La grande misère des Fondettois en 1770
Copie d’une lettre adressée à Monseigneur l’archevêque de Tours, Henri-Marie-Bernardin de Rosset de Fleury (1718-1775), le 17 mai 1770, par Jean Roy, curé de Fondettes.]
Monseigneur,
Je ne suis pas dans l’usage d’être importun, la religion et la charité m’y contraignent.
Votre Grandeur n’ignore pas que ma paroisse est remplie d’un peuple aussi misérable que nombreux ; je suis dépourvu de tout secours pour le soulager.
J’ai fait ce que j’ai pu, ce qui doit être compté pour rien eu égard à la multitude. Mes habitants n’ont rien pu faire depuis la Toussaint ; les pluies les empêchent encore de faire leur ouvrage ; leur misère s’accroit d’un jour à l’autre et se trouve au dernier période ; les uns sont infirmes soit par vieillesse, soit par maladie : on ne pourrait croire combien il y a de gens attaqués du mal caduc, de paralysie, de plaies incurables ; les autres chargés d’enfants qu’ils ne peuvent nourrir à cause de la cherté du pain ; et supposant même qu’ils puissent travailler, il serait impossible de fournir au nécessaire pour la vie et aux impôts dont ils sont surchargés. Les collecteurs enlèvent tous les jours le peu de meubles de ceux qui en ont ; ils vont bientôt saisir les récoltes de ceux qui ont ensemencé quelques petits morceaux de terre et leur ôter toute espérance de pouvoir subsister.

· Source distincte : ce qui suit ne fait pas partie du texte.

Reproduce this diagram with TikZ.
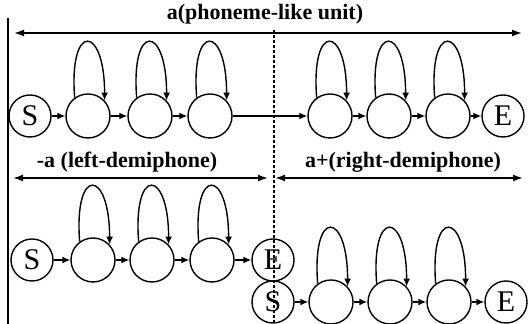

Monseigneur, comment des hommes qui ont jeûné tout l’hiver auront la force de travailler dans les chaleurs ? Nous appréhendons une grande mortalité cet été. Il y a plus d’un millier de personnes dans Fondettes qui jeûnent ; nous ne sommes en sureté ni jour ni nuit ; la faim cause quelquefois le désespoir et peut engager à faire de mauvaises actions, ce qui est à craindre.
Si le Roi accorde quelque chose pour les pauvres, les miens ne doivent pas être oubliés ; le secours proportionné au nombre. De plus, Votre Grandeur possède la terre de Lavaray, la plus forte ferme de la paroisse ; et Monsieur Animé, par rapport à son prieuré de Saint-Venant de Luynes, retire le plus fort revenu de la cure de Fondettes, outre les fiefs et dîmes qu’il a dans cette paroisse. Vous êtes le père des pauvres, votre charité est connue de tout le monde, ce qui me donne lieu d’espérer qu’elle s’étendra de plus en plus sur mes habitants et de me dire, avec la plus parfaite soumission, etc.